- Decades:: 2000s; 2010s; 2020s;
- See also:: Other events of 2023; Timeline of Chadian history;

= 2023 in Chad =

Events in the year 2023 in Chad.

== Incumbents ==

- President: Mahamat Déby
- Prime Minister: Saleh Kebzabo
- Vice President: Djimadoum Tiraina

== Events ==
Ongoing — COVID-19 pandemic in Chad

- 5 January – The government of Chad reports that an "attempted destabilization" plot led by military and human rights activists has failed.
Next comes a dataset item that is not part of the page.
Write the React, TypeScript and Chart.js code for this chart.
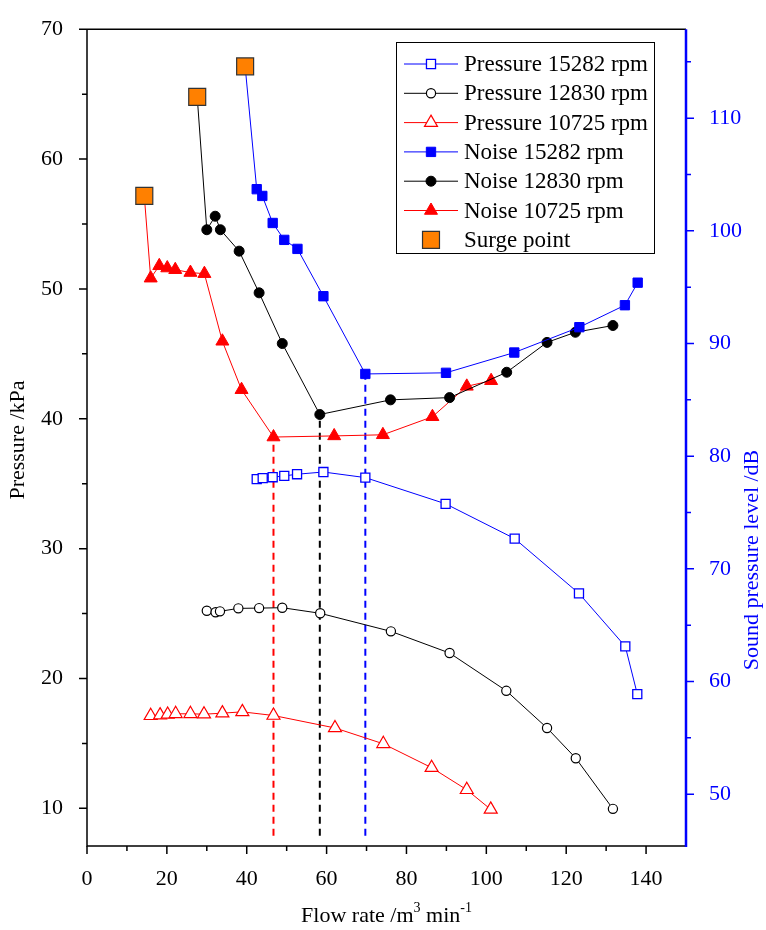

The statement says that the arrests of the 11 people involved took place later than 8 December 2022.
- 4 February – In the east of the country, the JEM fought to stop a force of 2,500 Chadian rebels that were on their way from Sudan to reinforce the troops outside N'Djamena.
- 8 April – Chad expels German ambassador Gordon Kricke after he criticises the government delaying the 2024 election.
- 18 October – The Chadian Minister of Defense Daoud Yaya Brahim and the government's general secretary are sacked after a sex tape is leaked showing the two men having sex with other people.
- 8 November – Chad withdraws their ambassador from Israel, joining eight other countries that have done the same in recent weeks.
- 17 December – 2023 Chadian constitutional referendum: Chadians vote in a referendum on a new constitution.